Two of crime fiction’s most famous storytellers, Raymond Chandler and Agatha Christie, also knew how to get a laugh.
Chandler, beyond the terse and cynical narratives of such Philip Marlowe novels as “The Big Sleep” and “The Long Goodbye,” was able to poke fun at his own life. His rarely seen “Advice to an Employer” is a list of suggestions for how you can ruin the day for those stuck on your payroll, including “If you cannot find anything, just roar,” and “Always tell your secretary you have nothing to dictate until it is time for dinner. Then rattle off a lot of letters you have left since domesday.”

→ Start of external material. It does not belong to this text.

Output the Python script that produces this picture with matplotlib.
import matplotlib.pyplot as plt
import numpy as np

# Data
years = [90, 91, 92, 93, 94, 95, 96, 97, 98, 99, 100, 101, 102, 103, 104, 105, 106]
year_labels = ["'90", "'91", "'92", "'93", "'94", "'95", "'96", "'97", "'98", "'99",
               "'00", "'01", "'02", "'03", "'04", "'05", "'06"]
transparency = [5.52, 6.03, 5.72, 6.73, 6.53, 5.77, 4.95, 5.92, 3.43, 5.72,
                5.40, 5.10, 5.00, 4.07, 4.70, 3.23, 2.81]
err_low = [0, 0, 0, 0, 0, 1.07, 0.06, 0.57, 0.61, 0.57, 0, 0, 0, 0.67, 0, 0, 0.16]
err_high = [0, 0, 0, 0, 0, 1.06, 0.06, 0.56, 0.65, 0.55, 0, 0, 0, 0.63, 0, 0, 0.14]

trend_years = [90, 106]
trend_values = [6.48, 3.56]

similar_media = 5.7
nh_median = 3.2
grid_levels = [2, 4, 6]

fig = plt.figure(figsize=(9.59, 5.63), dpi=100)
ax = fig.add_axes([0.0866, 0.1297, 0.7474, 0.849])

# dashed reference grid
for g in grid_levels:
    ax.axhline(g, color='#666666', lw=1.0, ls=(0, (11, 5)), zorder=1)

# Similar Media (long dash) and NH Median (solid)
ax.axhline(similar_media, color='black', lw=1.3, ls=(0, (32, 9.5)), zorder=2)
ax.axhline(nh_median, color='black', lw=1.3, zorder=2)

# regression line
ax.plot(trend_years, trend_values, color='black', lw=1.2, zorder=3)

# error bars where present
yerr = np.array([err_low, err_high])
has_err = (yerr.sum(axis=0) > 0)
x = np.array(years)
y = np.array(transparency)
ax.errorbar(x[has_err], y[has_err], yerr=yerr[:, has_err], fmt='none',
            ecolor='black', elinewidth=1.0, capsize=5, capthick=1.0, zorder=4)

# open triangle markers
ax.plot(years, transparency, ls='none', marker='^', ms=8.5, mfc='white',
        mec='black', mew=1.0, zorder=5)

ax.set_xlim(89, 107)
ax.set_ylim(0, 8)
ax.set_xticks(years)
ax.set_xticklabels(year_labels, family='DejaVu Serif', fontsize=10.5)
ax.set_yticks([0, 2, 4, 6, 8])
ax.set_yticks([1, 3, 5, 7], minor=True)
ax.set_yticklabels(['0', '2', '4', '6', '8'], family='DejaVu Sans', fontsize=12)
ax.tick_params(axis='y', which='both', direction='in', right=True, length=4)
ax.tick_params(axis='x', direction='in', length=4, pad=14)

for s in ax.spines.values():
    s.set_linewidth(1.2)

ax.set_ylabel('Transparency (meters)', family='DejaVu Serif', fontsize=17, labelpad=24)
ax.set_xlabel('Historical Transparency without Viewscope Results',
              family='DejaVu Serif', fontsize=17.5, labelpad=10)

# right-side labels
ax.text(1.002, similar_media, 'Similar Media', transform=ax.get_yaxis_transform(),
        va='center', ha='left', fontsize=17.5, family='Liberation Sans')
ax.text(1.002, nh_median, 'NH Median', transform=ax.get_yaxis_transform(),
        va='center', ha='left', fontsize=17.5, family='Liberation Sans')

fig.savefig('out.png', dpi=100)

Christie’s detective Hercule Poirot enjoys an amusing holiday in the 1923 story “Christmas Adventure,” only now being released in the U.S. It’s an easygoing tale of a Christmas gathering and a foiled attempt to fool the wily sleuth. When a guest calls out to him, “Come down at once, please. Someone’s been killed,” Poirot calmly replies, “Aha, this is serious.”

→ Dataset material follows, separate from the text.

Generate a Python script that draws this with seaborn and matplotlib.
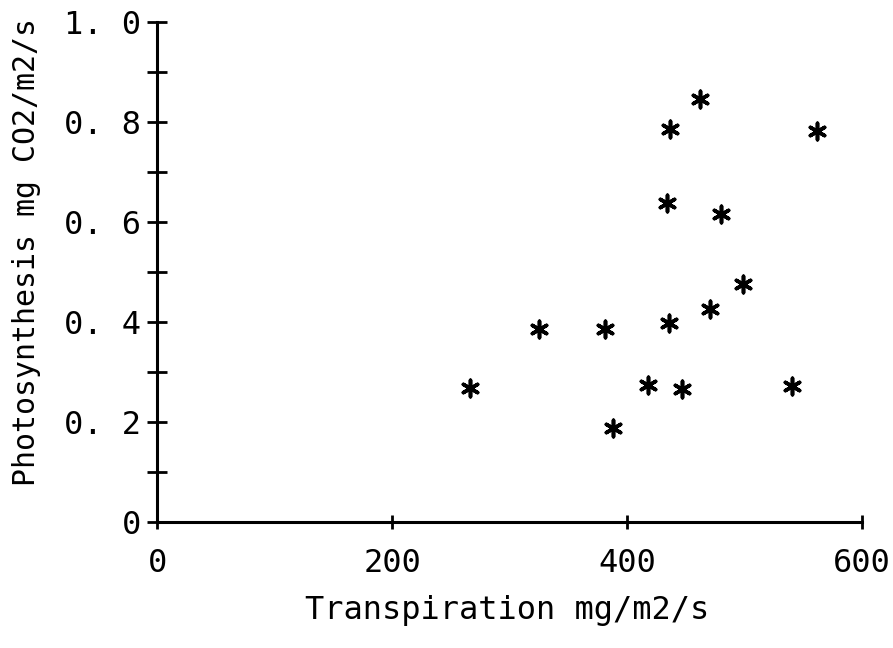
import matplotlib
matplotlib.use("Agg")
import matplotlib.pyplot as plt
import seaborn as sns
import pandas as pd
from matplotlib.ticker import MultipleLocator

transpiration = [266, 325, 381, 388, 418, 436, 471, 499, 447, 540, 462, 437, 562, 434, 480]
photosynthesis = [0.268, 0.386, 0.386, 0.188, 0.274, 0.398, 0.426, 0.476, 0.266, 0.272,
                  0.846, 0.786, 0.782, 0.638, 0.616]
x_ticks = [0, 200, 400, 600]
y_ticks = [0, 0.2, 0.4, 0.6, 0.8, 1.0]
y_tick_labels = ["0", "0. 2", "0. 4", "0. 6", "0. 8", "1. 0"]
x_label = "Transpiration mg/m2/s"
y_label = "Photosynthesis mg CO2/m2/s"

sns.set_style("ticks")
plt.rcParams["font.family"] = ["DejaVu Sans Mono", "DejaVu Sans"]

df = pd.DataFrame({"x": transpiration, "y": photosynthesis})

fig = plt.figure(figsize=(8.93, 6.48), dpi=100)
ax = fig.add_axes([157 / 893, 1 - 522 / 648, (862 - 157) / 893, (522 - 22) / 648])

sns.scatterplot(data=df, x="x", y="y", ax=ax, marker=(6, 2, 0), s=140,
                color="black", edgecolor="black", linewidth=2.6, legend=False, clip_on=False)

ax.set_xlim(0, 600)
ax.set_ylim(0, 1.0)
ax.set_xticks(x_ticks)
ax.set_xticklabels([str(v) for v in x_ticks])
ax.set_yticks(y_ticks)
ax.set_yticklabels(y_tick_labels)
ax.yaxis.set_minor_locator(MultipleLocator(0.1))

for s in ["top", "right"]:
    ax.spines[s].set_visible(False)
for s in ["left", "bottom"]:
    ax.spines[s].set_linewidth(2.2)
    ax.spines[s].set_color("black")

ax.tick_params(axis="y", which="both", direction="inout", length=15, width=2,
               labelsize=23, pad=4, colors="black")
ax.tick_params(axis="x", which="both", direction="inout", length=10, width=2,
               labelsize=23, pad=14, colors="black")
ax.tick_params(axis="x", which="minor", length=0)

ax.set_xlabel(x_label, fontsize=23, color="black")
ax.set_ylabel(y_label, fontsize=21.5, color="black")
ax.xaxis.set_label_coords(0.496, -0.145)
ax.yaxis.set_label_coords(-0.165, 0.54)

fig.savefig("out.png", dpi=100)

Both pieces appear in the new issue of Strand Magazine, a quarterly which has published obscure work by John Steinbeck, Mark Twain and William Faulkner among others. The magazine’s focus is on crime and mystery, but managing editor Andrew Gulli said he wanted to offer some relief during the ongoing coronavirus pandemic
“We decided early on that we needed to publish an issue that will provide something light-hearted for our readers,” Gulli said.
Christie’s piece, the basis for the longer “The Adventure of the Christmas Pudding,” was originally part of a series called “The Little Grey Cells of Hercule Poirot.” According to Tony Medawar, producer of the International Agatha Christie Festival (in Devon, England), Christie likely drew upon her own childhood in setting a playful atmosphere, with the kids showing proper irreverence for the supposedly world famous detective.

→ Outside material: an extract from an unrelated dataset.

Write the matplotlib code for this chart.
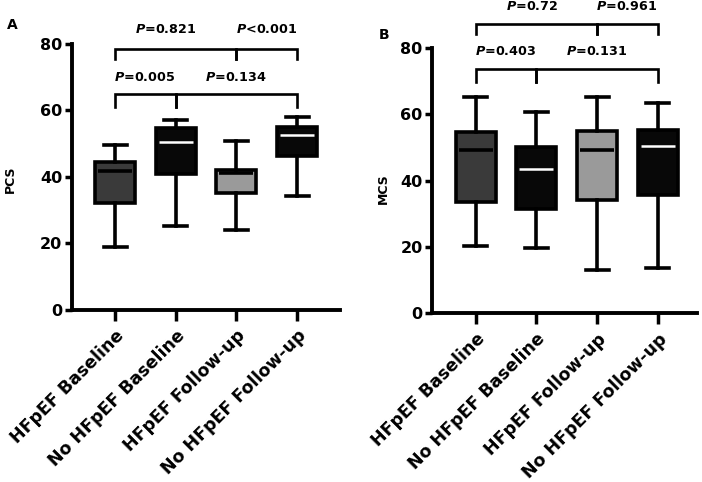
import numpy as np
import matplotlib
matplotlib.use("Agg")
import matplotlib.pyplot as plt

plt.rcParams['font.family'] = ['DejaVu Sans']
plt.rcParams['font.weight'] = 'bold'
plt.rcParams['mathtext.fontset'] = 'custom'
plt.rcParams['mathtext.it'] = 'DejaVu Sans:italic:bold'
plt.rcParams['mathtext.rm'] = 'DejaVu Sans:bold'

groups = ['HFpEF Baseline', 'No HFpEF Baseline', 'HFpEF Follow-up', 'No HFpEF Follow-up']
fills = ['#3a3a3a', '#080808', '#9a9a9a', '#080808']
median_cols = ['#000000', '#ffffff', '#000000', '#ffffff']

# PCS box stats (min, q1, median, q3, max)
pcs_min = [19.0, 25.1, 23.9, 34.3]
pcs_q1 = [32.3, 40.8, 35.3, 46.4]
pcs_med = [41.8, 50.6, 41.2, 52.6]
pcs_q3 = [44.4, 54.8, 42.1, 55.1]
pcs_max = [49.6, 57.1, 50.9, 58.0]

# MCS box stats
mcs_min = [20.4, 19.6, 13.1, 13.6]
mcs_q1 = [33.7, 31.4, 34.2, 35.7]
mcs_med = [49.3, 43.6, 49.3, 50.5]
mcs_q3 = [54.6, 50.3, 54.9, 55.4]
mcs_max = [65.4, 60.6, 65.4, 63.4]

# comparisons: (x1, x2, label, text x)
pcs_low = [(1, 2, '$P$=0.005', 1.49), (2, 4, '$P$=0.134', 2.99)]
pcs_high = [(1, 3, '$P$=0.821', 1.84), (3, 4, '$P$<0.001', 3.5)]
mcs_low = [(1, 2, '$P$=0.403', 1.49), (2, 4, '$P$=0.131', 3.0)]
mcs_high = [(1, 3, '$P$=0.72', 1.93), (3, 4, '$P$=0.961', 3.48)]

fig = plt.figure(figsize=(7.02, 4.82), dpi=100)
axA = fig.add_axes([0.1026, 0.357, 0.382, 0.552])
axB = fig.add_axes([0.616, 0.350, 0.3765, 0.550])


def draw_panel(ax, mins, q1s, meds, q3s, maxs, low, high, ylow, yhigh, ttxt_low, ttxt_high,
               ylabel, xright, lab_xy):
    stats = []
    for i in range(4):
        stats.append(dict(whislo=mins[i], q1=q1s[i], med=meds[i], q3=q3s[i], whishi=maxs[i]))
    bp = ax.bxp(stats, positions=[1, 2, 3, 4], widths=0.66, capwidths=0.38,
                showfliers=False, patch_artist=True,
                boxprops=dict(linewidth=2.6, edgecolor='black'),
                whiskerprops=dict(linewidth=2.6, color='black'),
                capprops=dict(linewidth=2.6, color='black'),
                medianprops=dict(linewidth=2.0))
    for i, b in enumerate(bp['boxes']):
        b.set_facecolor(fills[i])
    for i, m in enumerate(bp['medians']):
        m.set_color(median_cols[i])
        m.set_xdata([i + 1 - 0.28, i + 1 + 0.28])
        if median_cols[i] == '#ffffff':
            m.set_linewidth(1.8)
        else:
            m.set_linewidth(2.6)

    for (y0, d, br) in [(ylow, 3.9, low), (yhigh, 3.0, high)]:
        for x1, x2, lab, tx in br:
            ax.plot([x1, x1, x2, x2], [y0 - d, y0, y0, y0 - d], color='black', lw=1.9, clip_on=False,
                    solid_joinstyle='miter')
    for x1, x2, lab, tx in low:
        ax.text(tx, ttxt_low, lab, ha='center', va='center', fontsize=9.2, fontweight='bold')
    for x1, x2, lab, tx in high:
        ax.text(tx, ttxt_high, lab, ha='center', va='center', fontsize=9.2, fontweight='bold')

    ax.set_xlim(0.29, xright)
    ax.set_ylim(0, 80)
    ax.set_yticks([0, 20, 40, 60, 80])
    ax.set_xticks([1, 2, 3, 4])
    ax.set_xticklabels(groups, rotation=45, ha='right', rotation_mode='anchor',
                       fontsize=12.5, fontweight='bold')
    ax.tick_params(axis='y', width=2.5, length=5, labelsize=11.5, pad=2)
    ax.tick_params(axis='x', width=2.5, length=8, pad=4)
    for lbl in ax.get_yticklabels():
        lbl.set_fontweight('bold')
    ax.spines['top'].set_visible(False)
    ax.spines['right'].set_visible(False)
    ax.spines['left'].set_linewidth(2.8)
    ax.spines['bottom'].set_linewidth(2.8)
    ax.set_ylabel(ylabel, fontsize=9, fontweight='bold', va='center')
    ax.yaxis.set_label_coords(*lab_xy)


draw_panel(axA, pcs_min, pcs_q1, pcs_med, pcs_q3, pcs_max, pcs_low, pcs_high,
           64.9, 78.4, 70.0, 84.4, 'PCS', 4.71, (-0.231, 0.49))
draw_panel(axB, mcs_min, mcs_q1, mcs_med, mcs_q3, mcs_max, mcs_low, mcs_high,
           73.8, 87.4, 79.0, 92.6, 'MCS', 4.64, (-0.184, 0.47))

fig.text(12 / 702, 1 - 25 / 482, 'A', fontsize=10, fontweight='bold', ha='center', va='center')
fig.text(384 / 702, 1 - 35 / 482, 'B', fontsize=10, fontweight='bold', ha='center', va='center')

fig.savefig('out.png', dpi=100)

“Christmas Adventure” also is appearing in the upcoming Christie collection “Midwinter Murder,” which comes out Oct. 20.
“‘Christmas Adventure’ is a particularly light-hearted story,” Medawar says. “Agatha Christie is known for the rigour and ingenuity with which she constructed a mystery and laid clues for the attentive reader to detect, and it is often forgotten how much humour there is in her stories, even in her darkest tales of murder and mayhem.”
Chandler’s employer guide, according to Chandler scholar Dr. Sarah Trott, was likely written in the early 1950s, when Chandler hired a private secretary, Juanita Messick. Chandler long suffered from depression, but seemed at ease with Messick. Addressing her as “Nita,” Chandler would send her humorous notes, such as one around Easter weekend of 1951: “Office will be closed Thursday and Friday. On Friday you should go to church for three hours. On Thursday you will have to be guided by your conscience, if any.”
“The two remained good friends even after she ceased working for him and continued to provide a shoulder of support for the ailing writer, helping to arrange his wife Cissy’s funeral in January 1955 and supporting him through alcoholism, hospitalization, and various suicide attempts until his death in March 1959,” Trott writes in an afterword that appears in Strand Magazine.
“‘Advice to an Employer’ shows us two significant facets of Chandler’s personality that enhance our understanding of the author,” Trott writes. “While it illustrates his renowned humor and wit, it also shows a far more personal, human side. This light-hearted and teasing tone is infrequently seen in Chandler’s personal correspondence. Chandler’s guard has dropped completely, allowing us a glimpse behind the curtain.”